Let’s not gush about our clean energy options


Estimates regarding the rate of BP’s Deepwater Horizon oil blowout get spewier with each succeeding news cycle. The mess being made requires that we Americans consider what we are willing to pay—economically and environmentally— for energy.

I didn’t see President Obama’s live televised remarks to the nation on the BP oil spill but watched it online. He apparently chose not to use the speech I drafted, “Our Energy Future,” for his text. More’s the pity. He chose another path and the punditocracy are weighing in on how he said it and what he said or, more likely, didn’t say. It was a sober speech, part elegy and part jeremiad. I agreed with much of what he said: stanch the spill, help the Gulf Coast clean up and get back on its feet, investigate the blowout’s cause, tighten the regulatory oversight, and hold BP accountable.

Then our President went on set out his vision, “Each day, we send nearly $1 billion of our wealth to foreign countries for their oil… Now is the moment for this generation to embark on a national mission to unleash America’s innovation and seize control of our own (energy) destiny.”

It’s a nice vision, full of gumdrop trees and candy kisses where the air will be so pure from our clean energy that we would have to smoke six packs of cigarettes each day to remember what the air used to be like.
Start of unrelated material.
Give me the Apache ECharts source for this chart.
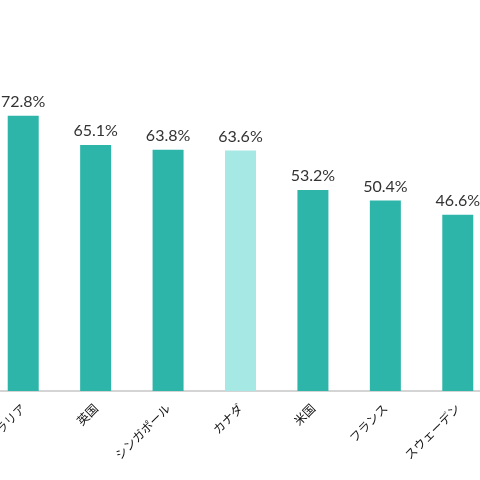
<!DOCTYPE html>
<html>
<head>
<meta charset="utf-8">
<script src="https://cdn.jsdelivr.net/npm/echarts@6/dist/echarts.min.js"></script>
<style>
  html, body { margin: 0; padding: 0; background: #fff; }
  #chart { width: 480px; height: 480px; }
</style>
</head>
<body>
<div id="chart"></div>
<script>
// 国別の値 (%)
var countries = ['オーストラリア', '英国', 'シンガポール', 'カナダ', '米国', 'フランス', 'スウェーデン'];
var rates = [72.8, 65.1, 63.8, 63.6, 53.2, 50.4, 46.6];
var highlight = 'カナダ';

var chart = echarts.init(document.getElementById('chart'));

var option = {
    animation: false,
    grid: {
        left: -13, right: -14, top: 13, bottom: 89,
        containLabel: false,
        outerBoundsMode: 'none'
    },
    xAxis: {
        type: 'category',
        data: countries,
        axisTick: { show: false },
        axisLine: { lineStyle: { color: '#d4d4d4', width: 2 } },
        axisLabel: {
            rotate: 45,
            interval: 0,
            margin: 15,
            color: '#111',
            fontSize: 12,
            fontFamily: 'Noto Sans CJK JP'
        }
    },
    yAxis: {
        type: 'value',
        min: 0,
        max: 100,
        show: false
    },
    series: [{
        type: 'bar',
        barWidth: 31,
        data: rates.map(function (v, i) {
            return {
                value: v,
                itemStyle: { color: countries[i] === highlight ? '#a6e8e3' : '#2db5aa' }
            };
        }),
        label: {
            show: true,
            position: 'top',
            distance: 6,
            formatter: '{c}%',
            color: '#333',
            fontSize: 16,
            fontWeight: 'normal',
            fontFamily: 'Lato'
        }
    }]
};

chart.setOption(option);
</script>
</body>
</html>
In the oil-free America the air will be so clean that the sun will seem like it’s gotten a new lease on life, it will be so bright. That is, if we can see the sun for all of the photovoltaic panels that we will need to power our electric cars, electric SUVs, and electric pickup trucks; electric eighteen-wheeler trucks, electric trains, electric motorcycles and scooters, electric boats and ships, and electric planes and jets. You see, our transportation industry runs on oil and if we want to replace the high-density energy of petroleum with wind or solar we’re going to need a LOT of space.

So, instead of gumdrop trees where birds flit about, imagine 32,150 square miles of wind turbines that kill eagles and interrupt bird migrations. That is what is needed to meet California’s present electricity needs, which are in the neighborhood of 97,000 megawatts. Or, instead of candy-cane cactus, imagine 5,770 square miles of solar photovoltaic panels in the Mojave Desert (about 20% of the Mojave) disrupting habitats of endangered plants and animals. Imagine the new power transmission lines to deliver the electricity. Granted, to some extent, this is “inside-the-box thinking;” some PV panels can be put on rooftops so that not all the displacement would be on undeveloped land (One source I checked had put 27 PV panels on his average sized house in sun-rich Austin, TX. The panels produced about one-third of a typical family’s electricity use.).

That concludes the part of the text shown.